Headlines are Nick Shinn's Brown and Font Bureau's Poynter OS Display. Body copy is Bitstream's News 706. Mark Travis' column details all the changes. And Pride has posted a Q&A on his blog.


Monitor

Monitor

Monitor

Monitor

And a picture from the redesign kickoff is evidence that bakeries need copy editors, too.

bestcakeevert.jpg

(Thanks to Vanessa Valdes for the images!)


Comments
Heads up: After you hit "post" things may be slow and you may get an error. Most likely, your comment did post. Apologies. I'm looking for a fix.

This is the paper I grew up with, so naturally I have mixed feelings. The redesign is certainly an improvement - it's nice to finally see that hideous '80s clipart removed from the Travel section head, for example, and it's nice to see them tastefully limit their type palette - but I wish they had done more to address the structural problems in the paper. The front news section has never felt very organized to me, and they haven't done anything to address that. The sports front is still a mess - surely there's a better way to deal with the team logos in that left column? And their text face is still a bit too heavy for their presses.

And the kerning on the nameplate still sucks, but now I'm really nit-picking.

Overall I think this redesign is fine, but it still feels like a missed opportunity to really improve this paper.

Posted by: Christian Schwartz at November 18, 2005 10:52 AM

Did the cake say, "Happy Resign Day"?

The redesign doesn't seem like too much of an improvement, just a slight reorganization/updating of fonts and names.

Posted by: Not from around here at November 18, 2005 10:59 AM

Oh... now I get the joke.

Posted by: Not from around here part 2 at November 18, 2005 1:51 PM

I realize this is oversimplifying a little, but does changing fonts constitute a redesign? Honestly, that's the only real difference that sticks out. Maybe they SHOULD have sought some counsel outside the paper.

Posted by: Jim K. at November 18, 2005 3:52 PM

Once again, we're looking @ FRONT PAGES ..... there could be major improvements to inside pages that we're not seeing. Front pages does a total redesign not just make .......

Posted by: Kenny at November 18, 2005 4:00 PM

The misspelled cake is hilarious.

Posted by: Rich at November 18, 2005 6:46 PM

Yeah, it doesn't seem like this is much more than cosmetics.
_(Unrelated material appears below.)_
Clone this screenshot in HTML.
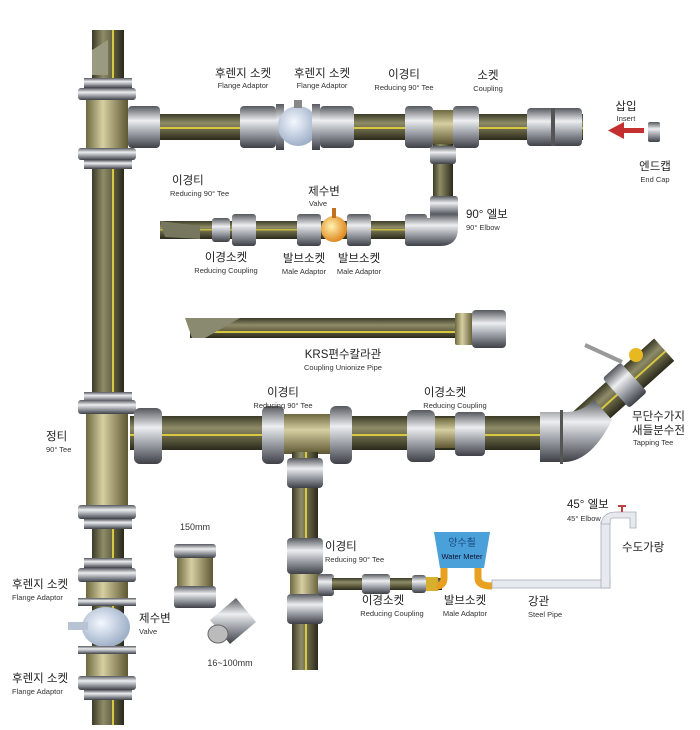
<!DOCTYPE html>
<html><head><meta charset="utf-8"><style>
html,body{margin:0;padding:0;background:#fff}
svg{display:block}
.k{font-family:"Liberation Sans","Noto Sans CJK KR",sans-serif;font-size:11.5px;fill:#222}
.e{font-family:"Liberation Sans",sans-serif;font-size:7.5px;fill:#333}
</style></head><body>
<svg width="700" height="730" viewBox="0 0 700 730" xmlns="http://www.w3.org/2000/svg">
<defs>
<linearGradient id="ph" x1="0" y1="0" x2="0" y2="1"><stop offset="0" stop-color="#3b3a26"/><stop offset=".35" stop-color="#8e8c68"/><stop offset=".7" stop-color="#5a583c"/><stop offset="1" stop-color="#2a291b"/></linearGradient>
<linearGradient id="pv" x1="0" y1="0" x2="1" y2="0"><stop offset="0" stop-color="#3b3a26"/><stop offset=".35" stop-color="#8e8c68"/><stop offset=".7" stop-color="#5a583c"/><stop offset="1" stop-color="#2a291b"/></linearGradient>
<linearGradient id="mh" x1="0" y1="0" x2="0" y2="1"><stop offset="0" stop-color="#55585e"/><stop offset=".35" stop-color="#eceef0"/><stop offset=".7" stop-color="#8d9198"/><stop offset="1" stop-color="#3e4046"/></linearGradient>
<linearGradient id="mv" x1="0" y1="0" x2="1" y2="0"><stop offset="0" stop-color="#55585e"/><stop offset=".35" stop-color="#eceef0"/><stop offset=".7" stop-color="#8d9198"/><stop offset="1" stop-color="#3e4046"/></linearGradient>
<linearGradient id="bv" x1="0" y1="0" x2="1" y2="0"><stop offset="0" stop-color="#6e6840"/><stop offset=".4" stop-color="#d6cfa2"/><stop offset="1" stop-color="#5d5733"/></linearGradient>
<linearGradient id="bh" x1="0" y1="0" x2="0" y2="1"><stop offset="0" stop-color="#6e6840"/><stop offset=".4" stop-color="#d6cfa2"/><stop offset="1" stop-color="#5d5733"/></linearGradient>
<radialGradient id="vb" cx=".4" cy=".4" r=".6"><stop offset="0" stop-color="#f4f8ff"/><stop offset="1" stop-color="#9fb0c8"/></radialGradient>
<radialGradient id="vo" cx=".4" cy=".4" r=".6"><stop offset="0" stop-color="#fff2b0"/><stop offset="1" stop-color="#e08a20"/></radialGradient>
</defs>

<rect x="92" y="30" width="32" height="695" fill="url(#pv)"/>
<rect x="112" y="30" width="2" height="695" fill="#d8c840"/>
<path d="M92 50 L108 40 L108 75 L92 75Z" fill="#9a9a80"/>
<rect x="84" y="78" width="48" height="10" fill="url(#mh)"/>
<rect x="78" y="88" width="58" height="12" rx="3" fill="url(#mh)"/>
<rect x="86" y="100" width="42" height="48" fill="url(#bv)"/>
<rect x="78" y="148" width="58" height="12" rx="3" fill="url(#mh)"/>
<rect x="84" y="160" width="48" height="9" fill="url(#mh)"/>
<rect x="128" y="114" width="455" height="26" fill="url(#ph)"/>
<rect x="128" y="127" width="455" height="2" fill="#d8c840"/>
<rect x="128" y="106" width="32" height="42" rx="4" fill="url(#mh)"/>
<rect x="240" y="106" width="36" height="42" rx="4" fill="url(#mh)"/>
<rect x="276" y="104" width="8" height="46" fill="url(#mh)"/>
<circle cx="298" cy="126" r="20" fill="url(#vb)"/>
<rect x="294" y="100" width="8" height="8" fill="#888"/>
<rect x="312" y="104" width="8" height="46" fill="url(#mh)"/>
<rect x="320" y="106" width="34" height="42" rx="4" fill="url(#mh)"/>
<rect x="405" y="106" width="28" height="42" rx="4" fill="url(#mh)"/>
<rect x="433" y="110" width="20" height="34" fill="url(#bh)"/>
<rect x="453" y="106" width="26" height="42" rx="4" fill="url(#mh)"/>
<rect x="527" y="108" width="55" height="38" rx="4" fill="url(#mh)"/>
<rect x="551" y="108" width="4" height="38" fill="#555"/>
<rect x="622" y="128" width="22" height="5" fill="#c43030"/>
<path d="M608 130.5 L624 122 L624 139Z" fill="#c43030"/>
<rect x="648" y="122" width="12" height="20" rx="2" fill="url(#mh)"/>
<rect x="433" y="144" width="20" height="70" fill="url(#pv)"/>
<rect x="430" y="146" width="26" height="18" rx="3" fill="url(#mh)"/>
<rect x="430" y="196" width="28" height="20" rx="3" fill="url(#mh)"/>
<path d="M430 214 L458 214 L458 228 Q458 246 440 246 L420 246 L420 218 L430 218Z" fill="url(#mh)"/>
<rect x="160" y="221" width="262" height="18" fill="url(#ph)"/>
<rect x="160" y="229" width="262" height="1.5" fill="#c8b840"/>
<path d="M160 221 L200 226 L200 239 L165 237Z" fill="#777760"/>
<rect x="212" y="218" width="18" height="24" rx="3" fill="url(#mh)"/>
<rect x="232" y="214" width="24" height="32" rx="3" fill="url(#mh)"/>
<rect x="297" y="214" width="24" height="32" rx="3" fill="url(#mh)"/>
<circle cx="334" cy="229" r="13" fill="url(#vo)"/>
<rect x="332" y="208" width="4" height="10" fill="#c07020"/>
<rect x="347" y="214" width="24" height="32" rx="3" fill="url(#mh)"/>
<rect x="405" y="214" width="22" height="32" rx="3" fill="url(#mh)"/>
<rect x="190" y="318" width="268" height="20" fill="url(#ph)"/>
<rect x="200" y="331" width="258" height="2" fill="#d8c840"/>
<path d="M185 318 L240 318 L205 338 L192 338Z" fill="#8a8a70"/>
<rect x="455" y="313" width="18" height="32" rx="2" fill="url(#bv)"/>
<rect x="472" y="310" width="34" height="38" rx="4" fill="url(#mh)"/>
<rect x="130" y="416" width="432" height="34" fill="url(#ph)"/>
<rect x="130" y="434" width="432" height="2" fill="#d8c840"/>
<rect x="84" y="392" width="48" height="10" fill="url(#mh)"/>
<rect x="78" y="400" width="58" height="14" rx="3" fill="url(#mh)"/>
<rect x="86" y="414" width="42" height="92" fill="url(#bv)"/>
<rect x="78" y="505" width="58" height="14" rx="3" fill="url(#mh)"/>
<rect x="84" y="519" width="48" height="10" fill="url(#mh)"/>
<rect x="134" y="408" width="28" height="56" rx="6" fill="url(#mh)"/>
<rect x="262" y="406" width="22" height="58" rx="6" fill="url(#mh)"/>
<rect x="284" y="414" width="46" height="40" fill="url(#bh)"/>
<rect x="330" y="406" width="22" height="58" rx="6" fill="url(#mh)"/>
<rect x="407" y="410" width="28" height="52" rx="6" fill="url(#mh)"/>
<rect x="435" y="418" width="20" height="30" fill="url(#bh)"/>
<rect x="455" y="412" width="30" height="44" rx="4" fill="url(#mh)"/>
<!-- diagonal pipe -->
<g transform="translate(575,430) rotate(-42)">
<rect x="0" y="-15" width="120" height="30" fill="url(#ph)"/>
<rect x="0" y="1" width="120" height="2" fill="#d8c840"/>
<rect x="55" y="-20" width="24" height="40" rx="3" fill="url(#mh)"/>
</g>
<circle cx="636" cy="355" r="7" fill="#e8b820"/>
<path d="M585 345 L622 362" stroke="#999" stroke-width="4"/>
<!-- 45 elbow -->
<path d="M540 412 L566 412 Q582 412 594 400 L612 420 Q592 460 566 462 L540 462Z" fill="url(#mh)"/>
<rect x="560" y="410" width="3" height="54" fill="#555"/>
<rect x="292" y="452" width="26" height="218" fill="url(#pv)"/>
<rect x="305" y="452" width="2" height="218" fill="#d8c840"/>
<rect x="287" y="458" width="36" height="30" rx="4" fill="url(#mh)"/>
<rect x="287" y="538" width="36" height="36" rx="4" fill="url(#mh)"/>
<rect x="290" y="574" width="30" height="20" fill="url(#bv)"/>
<rect x="287" y="594" width="36" height="30" rx="4" fill="url(#mh)"/>
<rect x="318" y="574" width="16" height="22" rx="3" fill="url(#mh)"/>
<rect x="332" y="578" width="110" height="12" fill="url(#ph)"/>
<rect x="362" y="574" width="28" height="20" rx="3" fill="url(#mh)"/>
<rect x="412" y="575" width="14" height="18" rx="3" fill="url(#mh)"/>
<rect x="426" y="577" width="12" height="14" fill="#d8b030"/>
<path d="M434 532 L490 532 L484 568 L440 568Z" fill="#4aa0d8"/>
<text x="462" y="546" text-anchor="middle" class="k" style="fill:#1a4a80;font-size:10px">양수쵤</text>
<text x="462" y="559" text-anchor="middle" class="e" style="fill:#113">Water Meter</text>
<path d="M444 568 L444 578 Q444 586 436 586" stroke="#e8a020" stroke-width="7" fill="none"/>
<path d="M478 568 L478 578 Q478 586 492 586" stroke="#e8a020" stroke-width="7" fill="none"/>
<rect x="492" y="580" width="118" height="8" fill="#e6eaee" stroke="#aab" stroke-width=".8"/>
<rect x="601" y="522" width="9" height="66" fill="#e6eaee" stroke="#aab" stroke-width=".8"/>
<path d="M601 524 Q603 512 616 512 L636 512 L636 528 L630 528 L630 518 L612 518 Q610 518 610 524Z" fill="#e6eaee" stroke="#aab" stroke-width=".8"/>
<path d="M618 506 L626 506 M622 506 L622 512" stroke="#c04040" stroke-width="2"/>
<rect x="84" y="558" width="48" height="10" fill="url(#mh)"/>
<rect x="78" y="568" width="58" height="14" rx="3" fill="url(#mh)"/>
<rect x="86" y="582" width="42" height="16" fill="url(#bv)"/>
<rect x="78" y="598" width="58" height="8" fill="url(#mh)"/>
<ellipse cx="106" cy="627" rx="24" ry="20" fill="url(#vb)"/>
<rect x="68" y="622" width="20" height="8" fill="#b8c4d4"/>
<rect x="78" y="646" width="58" height="8" fill="url(#mh)"/>
<rect x="86" y="654" width="42" height="22" fill="url(#bv)"/>
<rect x="78" y="676" width="58" height="14" rx="3" fill="url(#mh)"/>
<rect x="84" y="690" width="48" height="10" fill="url(#mh)"/>
<rect x="174" y="544" width="42" height="14" rx="3" fill="url(#mh)"/>
<rect x="177" y="558" width="36" height="28" fill="url(#bv)"/>
<rect x="174" y="586" width="42" height="22" rx="3" fill="url(#mh)"/>
<path d="M210 620 L236 598 L256 622 L230 644Z" fill="url(#mh)"/>
<ellipse cx="218" cy="634" rx="10" ry="9" fill="#bbb" stroke="#666"/>

<g text-anchor="middle">
<text x="243" y="77" class="k">후렌지 소켓</text><text x="243" y="88" class="e">Flange Adaptor</text>
<text x="322" y="77" class="k">후렌지 소켓</text><text x="322" y="88" class="e">Flange Adaptor</text>
<text x="404" y="78" class="k">이경티</text><text x="404" y="90" class="e">Reducing 90° Tee</text>
<text x="488" y="79" class="k">소켓</text><text x="488" y="91" class="e">Coupling</text>
<text x="626" y="110" class="k">삽입</text><text x="626" y="121" class="e">Insert</text>
<text x="655" y="170" class="k">엔드캡</text><text x="655" y="182" class="e">End Cap</text>
<text x="324" y="195" class="k">제수변</text><text x="318" y="206" class="e">Valve</text>
<text x="226" y="261" class="k">이경소켓</text><text x="226" y="273" class="e">Reducing Coupling</text>
<text x="304" y="262" class="k">발브소켓</text><text x="304" y="274" class="e">Male Adaptor</text>
<text x="359" y="262" class="k">발브소켓</text><text x="359" y="274" class="e">Male Adaptor</text>
<text x="343" y="358" class="k">KRS편수칼라관</text><text x="343" y="370" class="e">Coupling Unionize Pipe</text>
<text x="283" y="396" class="k">이경티</text><text x="283" y="408" class="e">Reducing 90° Tee</text>
<text x="445" y="396" class="k">이경소켓</text><text x="455" y="408" class="e">Reducing Coupling</text>
<text x="195" y="530" class="e" style="font-size:9px">150mm</text>
<text x="230" y="666" class="e" style="font-size:9px">16~100mm</text>
<text x="383" y="604" class="k">이경소켓</text><text x="392" y="616" class="e">Reducing Coupling</text>
<text x="465" y="604" class="k">발브소켓</text><text x="465" y="616" class="e">Male Adaptor</text>
</g>
<text x="172" y="184" class="k">이경티</text><text x="170" y="196" class="e">Reducing 90° Tee</text>
<text x="466" y="218" class="k">90° 엘보</text><text x="466" y="230" class="e">90° Elbow</text>
<text x="632" y="420" class="k">무단수가지</text><text x="632" y="434" class="k">새들분수전</text><text x="633" y="445" class="e">Tapping Tee</text>
<text x="46" y="440" class="k">정티</text><text x="46" y="452" class="e">90° Tee</text>
<text x="567" y="508" class="k">45° 엘보</text><text x="567" y="521" class="e">45° Elbow</text>
<text x="325" y="550" class="k">이경티</text><text x="325" y="562" class="e">Reducing 90° Tee</text>
<text x="622" y="551" class="k">수도가랑</text>
<text x="528" y="605" class="k">강관</text><text x="528" y="617" class="e">Steel Pipe</text>
<text x="12" y="588" class="k">후렌지 소켓</text><text x="12" y="600" class="e">Flange Adaptor</text>
<text x="139" y="622" class="k">제수변</text><text x="139" y="634" class="e">Valve</text>
<text x="12" y="682" class="k">후렌지 소켓</text><text x="12" y="694" class="e">Flange Adaptor</text>
</svg>
</body></html>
Seems like a true redesign is more than updating type and color palettes -- that's just an update to the tools we use to put papers together. A true redesign should rethink and update features of the paper, even update philosophy. Or am I talking out of my nether regions here?

Posted by: Douglas E. at November 20, 2005 11:06 PM

Take a look at the Sports, and Local/State pages, and you will see that the layout grid has changed. Local/State has gone from five to six columns. The closer you look, the more you see, eg added skyboxes on front page, and the contents/weather box is redone, stronger, tighter -- all those little details add up.
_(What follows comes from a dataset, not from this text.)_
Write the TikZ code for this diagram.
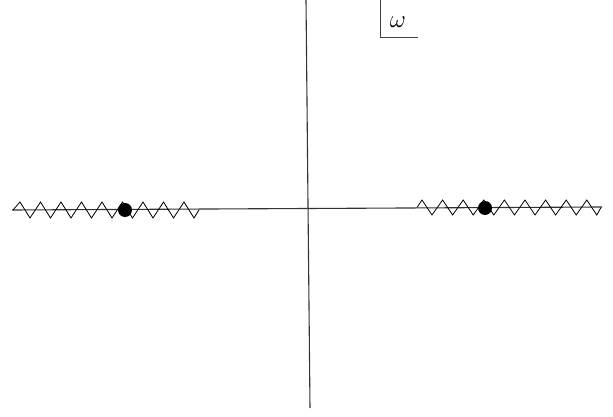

Vertical and horizontal rules used to firm up the pages, replacing boxes.

Even for the type, much more than just changing fonts, they changed the type specs too: leading and size being the most significant. Fine tuning type specs for each new font (and newspapers do rely on a complex variety), and getting them all to harmonize, is a job of work.
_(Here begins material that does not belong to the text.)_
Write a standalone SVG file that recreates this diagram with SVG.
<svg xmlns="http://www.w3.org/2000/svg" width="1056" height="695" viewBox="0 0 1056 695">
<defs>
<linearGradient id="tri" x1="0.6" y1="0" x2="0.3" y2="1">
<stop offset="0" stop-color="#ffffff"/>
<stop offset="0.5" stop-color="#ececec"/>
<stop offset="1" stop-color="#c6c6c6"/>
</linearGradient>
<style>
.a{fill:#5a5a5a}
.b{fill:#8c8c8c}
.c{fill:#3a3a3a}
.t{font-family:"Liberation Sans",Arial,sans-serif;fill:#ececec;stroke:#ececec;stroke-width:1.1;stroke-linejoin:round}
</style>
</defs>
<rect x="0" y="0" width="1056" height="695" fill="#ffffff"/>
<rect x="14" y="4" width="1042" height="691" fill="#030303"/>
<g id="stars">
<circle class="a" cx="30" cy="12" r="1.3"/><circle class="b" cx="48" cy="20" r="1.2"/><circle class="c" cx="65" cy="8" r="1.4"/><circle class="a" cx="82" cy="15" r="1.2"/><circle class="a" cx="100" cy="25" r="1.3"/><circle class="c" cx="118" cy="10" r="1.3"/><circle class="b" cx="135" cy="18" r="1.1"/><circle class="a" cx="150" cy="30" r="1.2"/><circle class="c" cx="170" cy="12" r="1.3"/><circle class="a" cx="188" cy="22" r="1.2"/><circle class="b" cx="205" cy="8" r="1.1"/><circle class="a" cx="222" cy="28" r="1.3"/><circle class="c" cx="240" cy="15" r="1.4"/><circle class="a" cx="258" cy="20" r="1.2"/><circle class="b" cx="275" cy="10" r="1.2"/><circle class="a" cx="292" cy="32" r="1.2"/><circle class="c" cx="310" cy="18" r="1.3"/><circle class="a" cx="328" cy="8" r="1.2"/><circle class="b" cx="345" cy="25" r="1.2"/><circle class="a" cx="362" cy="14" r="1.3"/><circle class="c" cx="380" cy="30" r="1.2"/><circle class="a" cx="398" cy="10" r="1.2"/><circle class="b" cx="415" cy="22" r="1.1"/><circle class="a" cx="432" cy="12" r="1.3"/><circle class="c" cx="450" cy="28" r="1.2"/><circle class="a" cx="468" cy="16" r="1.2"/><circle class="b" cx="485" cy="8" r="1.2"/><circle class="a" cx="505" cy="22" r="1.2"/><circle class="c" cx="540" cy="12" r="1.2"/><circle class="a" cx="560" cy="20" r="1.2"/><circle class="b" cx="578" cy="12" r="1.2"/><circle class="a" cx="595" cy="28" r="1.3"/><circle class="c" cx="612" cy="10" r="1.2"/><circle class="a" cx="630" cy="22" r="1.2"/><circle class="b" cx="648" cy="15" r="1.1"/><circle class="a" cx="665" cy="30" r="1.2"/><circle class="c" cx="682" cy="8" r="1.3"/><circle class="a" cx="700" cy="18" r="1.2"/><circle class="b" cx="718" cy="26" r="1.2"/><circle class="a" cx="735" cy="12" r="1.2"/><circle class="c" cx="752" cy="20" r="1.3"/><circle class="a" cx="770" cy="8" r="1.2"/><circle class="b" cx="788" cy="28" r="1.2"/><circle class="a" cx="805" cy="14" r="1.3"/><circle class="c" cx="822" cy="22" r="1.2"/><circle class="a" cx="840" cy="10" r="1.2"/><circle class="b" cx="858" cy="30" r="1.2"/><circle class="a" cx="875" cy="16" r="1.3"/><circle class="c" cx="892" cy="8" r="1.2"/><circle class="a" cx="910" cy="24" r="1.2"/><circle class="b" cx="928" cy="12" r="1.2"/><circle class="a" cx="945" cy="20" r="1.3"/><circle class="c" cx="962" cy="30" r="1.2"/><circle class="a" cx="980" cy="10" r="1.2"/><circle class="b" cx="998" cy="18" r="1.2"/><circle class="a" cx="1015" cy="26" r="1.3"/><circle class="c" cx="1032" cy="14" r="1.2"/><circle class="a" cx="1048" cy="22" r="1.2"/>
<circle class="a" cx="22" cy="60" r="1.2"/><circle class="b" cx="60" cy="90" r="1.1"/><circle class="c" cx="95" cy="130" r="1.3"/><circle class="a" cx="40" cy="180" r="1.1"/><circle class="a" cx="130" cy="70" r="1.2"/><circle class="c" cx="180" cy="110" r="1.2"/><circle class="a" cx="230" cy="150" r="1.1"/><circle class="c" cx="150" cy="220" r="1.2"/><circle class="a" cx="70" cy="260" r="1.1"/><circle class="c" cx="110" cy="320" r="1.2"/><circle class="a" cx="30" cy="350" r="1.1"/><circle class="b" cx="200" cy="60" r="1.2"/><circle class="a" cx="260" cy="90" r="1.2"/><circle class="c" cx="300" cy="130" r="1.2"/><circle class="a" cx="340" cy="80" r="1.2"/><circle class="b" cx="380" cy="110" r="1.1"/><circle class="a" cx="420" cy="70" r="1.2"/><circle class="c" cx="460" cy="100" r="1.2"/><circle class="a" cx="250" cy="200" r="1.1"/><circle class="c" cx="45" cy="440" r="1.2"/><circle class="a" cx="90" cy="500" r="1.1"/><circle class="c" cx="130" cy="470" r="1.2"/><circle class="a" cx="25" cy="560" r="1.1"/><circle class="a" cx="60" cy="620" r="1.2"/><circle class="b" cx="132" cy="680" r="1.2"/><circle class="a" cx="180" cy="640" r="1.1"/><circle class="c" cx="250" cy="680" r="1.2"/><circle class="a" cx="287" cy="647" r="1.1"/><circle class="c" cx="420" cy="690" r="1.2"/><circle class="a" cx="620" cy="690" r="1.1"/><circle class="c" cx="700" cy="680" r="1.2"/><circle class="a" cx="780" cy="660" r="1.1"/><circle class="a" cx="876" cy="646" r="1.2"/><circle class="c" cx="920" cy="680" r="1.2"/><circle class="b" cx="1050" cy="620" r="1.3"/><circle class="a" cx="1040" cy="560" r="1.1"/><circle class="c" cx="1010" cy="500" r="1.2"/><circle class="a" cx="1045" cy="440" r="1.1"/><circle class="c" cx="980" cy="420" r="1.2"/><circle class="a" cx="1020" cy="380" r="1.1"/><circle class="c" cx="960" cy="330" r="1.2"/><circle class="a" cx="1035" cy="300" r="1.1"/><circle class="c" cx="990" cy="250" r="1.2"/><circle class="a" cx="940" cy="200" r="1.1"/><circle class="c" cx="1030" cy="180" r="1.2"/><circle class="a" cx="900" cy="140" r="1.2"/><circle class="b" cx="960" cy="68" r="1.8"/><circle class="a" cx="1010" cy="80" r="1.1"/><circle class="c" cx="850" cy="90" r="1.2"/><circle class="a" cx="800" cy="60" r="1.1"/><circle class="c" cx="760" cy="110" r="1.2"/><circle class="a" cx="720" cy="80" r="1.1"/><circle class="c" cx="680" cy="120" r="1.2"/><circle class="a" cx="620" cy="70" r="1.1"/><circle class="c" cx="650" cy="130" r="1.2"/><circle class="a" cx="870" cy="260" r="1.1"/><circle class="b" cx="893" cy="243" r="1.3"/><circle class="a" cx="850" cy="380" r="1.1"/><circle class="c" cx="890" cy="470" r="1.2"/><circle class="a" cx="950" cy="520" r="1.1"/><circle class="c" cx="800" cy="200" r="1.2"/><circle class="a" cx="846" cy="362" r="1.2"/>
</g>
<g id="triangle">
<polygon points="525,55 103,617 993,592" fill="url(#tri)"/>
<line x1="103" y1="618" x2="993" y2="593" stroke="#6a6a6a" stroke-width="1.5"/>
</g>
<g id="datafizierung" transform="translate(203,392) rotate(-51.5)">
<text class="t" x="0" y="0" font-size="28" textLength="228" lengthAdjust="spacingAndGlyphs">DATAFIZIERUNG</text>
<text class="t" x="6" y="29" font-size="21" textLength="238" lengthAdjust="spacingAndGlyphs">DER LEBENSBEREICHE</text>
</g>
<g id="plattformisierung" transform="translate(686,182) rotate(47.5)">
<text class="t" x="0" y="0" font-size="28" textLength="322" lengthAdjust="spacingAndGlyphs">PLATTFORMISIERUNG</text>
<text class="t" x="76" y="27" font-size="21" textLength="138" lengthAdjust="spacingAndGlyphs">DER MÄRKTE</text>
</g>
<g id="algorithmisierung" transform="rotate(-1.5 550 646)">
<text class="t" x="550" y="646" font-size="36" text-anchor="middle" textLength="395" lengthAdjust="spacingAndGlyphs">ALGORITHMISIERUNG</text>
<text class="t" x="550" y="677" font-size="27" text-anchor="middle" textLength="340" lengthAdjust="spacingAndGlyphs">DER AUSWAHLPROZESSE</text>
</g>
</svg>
Hey, they canned fake small caps!

it's true, as has been noted, that they could have done more. But overall, it's in a different league than before. They did it thoroughly, and they did it in house. Nice work, New Hampshire.

Posted by: Nick Shinn at November 25, 2005 1:36 PM

Do you think the bakery was trying to say something?

Posted by: Jonathan Blundell at November 29, 2005 10:34 AM

Love the cake. Hate the redesign.

The former look and feel was warm and inviting: the current look and feel is cold and bland. I miss the arty use of color and headline fonts that invited me to read the stories. (The new sans serif font sits atop each article as if it were a stop sign.)

To my eye (and reading experience), a big step in the wrong direction.